_Problem to solve_
Give back exactly the lines from the start of the listing to the line containing "plt.rcParams['font.weight'] = 'bold'", inclusive, and nothing beyond them.

_Data section_

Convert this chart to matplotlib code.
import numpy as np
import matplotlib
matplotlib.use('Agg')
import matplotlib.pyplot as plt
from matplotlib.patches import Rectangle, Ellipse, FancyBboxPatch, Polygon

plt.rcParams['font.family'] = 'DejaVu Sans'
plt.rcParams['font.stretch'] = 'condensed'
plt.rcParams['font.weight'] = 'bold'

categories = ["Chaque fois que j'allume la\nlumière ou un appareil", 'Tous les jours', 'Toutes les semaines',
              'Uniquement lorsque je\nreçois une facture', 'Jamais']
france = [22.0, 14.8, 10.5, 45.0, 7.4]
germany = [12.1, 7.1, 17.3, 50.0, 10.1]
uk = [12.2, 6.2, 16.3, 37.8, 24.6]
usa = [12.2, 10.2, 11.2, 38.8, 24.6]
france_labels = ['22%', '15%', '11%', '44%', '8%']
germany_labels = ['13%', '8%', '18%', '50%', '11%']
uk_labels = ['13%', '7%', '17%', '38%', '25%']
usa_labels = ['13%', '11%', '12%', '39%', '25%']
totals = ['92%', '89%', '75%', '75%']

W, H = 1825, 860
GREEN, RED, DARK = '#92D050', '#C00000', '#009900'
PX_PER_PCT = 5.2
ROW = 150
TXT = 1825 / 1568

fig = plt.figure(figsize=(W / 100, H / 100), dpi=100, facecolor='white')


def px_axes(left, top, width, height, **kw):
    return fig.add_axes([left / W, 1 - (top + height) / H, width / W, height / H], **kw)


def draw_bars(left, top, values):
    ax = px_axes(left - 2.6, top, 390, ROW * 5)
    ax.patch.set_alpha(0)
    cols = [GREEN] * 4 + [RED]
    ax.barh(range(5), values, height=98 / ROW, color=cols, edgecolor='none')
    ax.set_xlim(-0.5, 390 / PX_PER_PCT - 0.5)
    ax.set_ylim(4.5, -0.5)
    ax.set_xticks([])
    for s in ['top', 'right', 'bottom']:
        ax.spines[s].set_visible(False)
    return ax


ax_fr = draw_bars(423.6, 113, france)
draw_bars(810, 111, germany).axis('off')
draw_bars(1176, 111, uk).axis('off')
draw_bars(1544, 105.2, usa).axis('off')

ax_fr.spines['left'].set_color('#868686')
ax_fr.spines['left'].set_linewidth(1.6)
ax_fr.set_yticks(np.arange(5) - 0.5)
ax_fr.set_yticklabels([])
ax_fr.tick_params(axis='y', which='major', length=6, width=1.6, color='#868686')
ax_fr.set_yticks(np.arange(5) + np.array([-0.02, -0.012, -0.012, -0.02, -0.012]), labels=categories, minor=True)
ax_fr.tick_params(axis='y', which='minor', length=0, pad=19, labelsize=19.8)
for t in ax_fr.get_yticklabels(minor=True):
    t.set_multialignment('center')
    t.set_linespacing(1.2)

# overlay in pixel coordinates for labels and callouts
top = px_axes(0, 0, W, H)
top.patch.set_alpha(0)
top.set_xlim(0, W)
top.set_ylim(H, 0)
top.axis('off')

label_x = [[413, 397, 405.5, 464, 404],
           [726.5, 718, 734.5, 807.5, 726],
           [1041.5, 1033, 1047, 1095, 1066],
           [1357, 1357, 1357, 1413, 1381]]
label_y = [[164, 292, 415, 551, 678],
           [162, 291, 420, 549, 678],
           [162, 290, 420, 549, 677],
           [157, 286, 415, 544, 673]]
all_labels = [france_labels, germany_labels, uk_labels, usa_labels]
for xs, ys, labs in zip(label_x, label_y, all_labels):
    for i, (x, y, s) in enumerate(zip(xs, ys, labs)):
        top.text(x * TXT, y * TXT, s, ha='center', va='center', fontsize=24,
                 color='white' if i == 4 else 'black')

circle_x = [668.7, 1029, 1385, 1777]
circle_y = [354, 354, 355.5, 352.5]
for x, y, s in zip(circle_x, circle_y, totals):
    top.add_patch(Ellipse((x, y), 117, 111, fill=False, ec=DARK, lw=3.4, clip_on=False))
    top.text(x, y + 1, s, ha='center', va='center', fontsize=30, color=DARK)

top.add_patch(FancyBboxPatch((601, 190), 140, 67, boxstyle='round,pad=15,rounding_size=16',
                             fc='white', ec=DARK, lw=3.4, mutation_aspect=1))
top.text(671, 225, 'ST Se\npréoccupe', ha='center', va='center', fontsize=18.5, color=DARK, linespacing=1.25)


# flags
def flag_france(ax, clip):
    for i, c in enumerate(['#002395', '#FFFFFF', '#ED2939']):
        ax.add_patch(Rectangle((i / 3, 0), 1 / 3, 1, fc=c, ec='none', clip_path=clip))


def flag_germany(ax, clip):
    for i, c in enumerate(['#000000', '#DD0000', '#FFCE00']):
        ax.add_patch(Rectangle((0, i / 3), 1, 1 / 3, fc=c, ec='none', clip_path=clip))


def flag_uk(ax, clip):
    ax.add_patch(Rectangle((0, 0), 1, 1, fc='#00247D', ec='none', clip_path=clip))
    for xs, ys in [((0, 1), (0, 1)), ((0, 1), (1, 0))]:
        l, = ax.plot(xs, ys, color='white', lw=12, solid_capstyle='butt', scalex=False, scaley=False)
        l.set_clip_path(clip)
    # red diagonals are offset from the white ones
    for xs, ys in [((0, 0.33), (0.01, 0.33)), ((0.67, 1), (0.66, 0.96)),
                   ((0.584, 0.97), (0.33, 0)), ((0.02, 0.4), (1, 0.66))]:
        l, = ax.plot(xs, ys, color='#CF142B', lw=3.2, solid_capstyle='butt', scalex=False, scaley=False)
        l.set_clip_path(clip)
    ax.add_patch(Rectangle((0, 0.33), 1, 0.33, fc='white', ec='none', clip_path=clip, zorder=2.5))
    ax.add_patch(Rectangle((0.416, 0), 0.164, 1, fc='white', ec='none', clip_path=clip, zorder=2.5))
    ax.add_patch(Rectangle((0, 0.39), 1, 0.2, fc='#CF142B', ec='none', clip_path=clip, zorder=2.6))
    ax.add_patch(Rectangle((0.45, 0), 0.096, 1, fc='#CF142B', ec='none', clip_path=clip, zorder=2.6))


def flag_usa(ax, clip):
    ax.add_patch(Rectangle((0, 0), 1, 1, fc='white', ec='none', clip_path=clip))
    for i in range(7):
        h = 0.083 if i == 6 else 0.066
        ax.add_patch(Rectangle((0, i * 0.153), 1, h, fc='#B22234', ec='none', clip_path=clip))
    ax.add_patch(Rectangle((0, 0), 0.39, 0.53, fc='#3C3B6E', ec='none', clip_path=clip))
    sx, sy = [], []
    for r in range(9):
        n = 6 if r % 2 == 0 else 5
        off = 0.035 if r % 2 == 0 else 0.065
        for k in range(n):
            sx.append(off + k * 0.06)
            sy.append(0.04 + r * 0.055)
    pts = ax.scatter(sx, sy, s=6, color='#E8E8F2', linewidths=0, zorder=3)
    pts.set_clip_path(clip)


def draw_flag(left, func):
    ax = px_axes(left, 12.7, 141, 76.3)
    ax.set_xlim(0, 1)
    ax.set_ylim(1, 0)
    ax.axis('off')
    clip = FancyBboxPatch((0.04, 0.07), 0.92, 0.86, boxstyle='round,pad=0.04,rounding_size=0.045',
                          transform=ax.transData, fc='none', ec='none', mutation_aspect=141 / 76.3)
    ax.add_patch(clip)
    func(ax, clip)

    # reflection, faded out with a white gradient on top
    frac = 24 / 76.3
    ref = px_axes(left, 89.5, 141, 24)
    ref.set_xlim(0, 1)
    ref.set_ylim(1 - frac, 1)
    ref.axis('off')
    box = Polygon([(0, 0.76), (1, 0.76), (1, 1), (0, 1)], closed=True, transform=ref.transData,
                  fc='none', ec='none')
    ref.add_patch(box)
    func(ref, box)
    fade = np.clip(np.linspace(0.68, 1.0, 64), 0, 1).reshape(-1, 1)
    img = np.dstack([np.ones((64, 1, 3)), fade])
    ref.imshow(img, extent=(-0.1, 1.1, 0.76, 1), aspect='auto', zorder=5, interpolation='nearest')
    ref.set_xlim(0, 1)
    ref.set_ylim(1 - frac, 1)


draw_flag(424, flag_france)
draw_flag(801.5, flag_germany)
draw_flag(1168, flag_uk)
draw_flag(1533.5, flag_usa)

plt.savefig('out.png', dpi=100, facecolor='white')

_Correct output_
Convert this chart to matplotlib code.
import numpy as np
import matplotlib
matplotlib.use('Agg')
import matplotlib.pyplot as plt
from matplotlib.patches import Rectangle, Ellipse, FancyBboxPatch, Polygon

plt.rcParams['font.family'] = 'DejaVu Sans'
plt.rcParams['font.stretch'] = 'condensed'
plt.rcParams['font.weight'] = 'bold'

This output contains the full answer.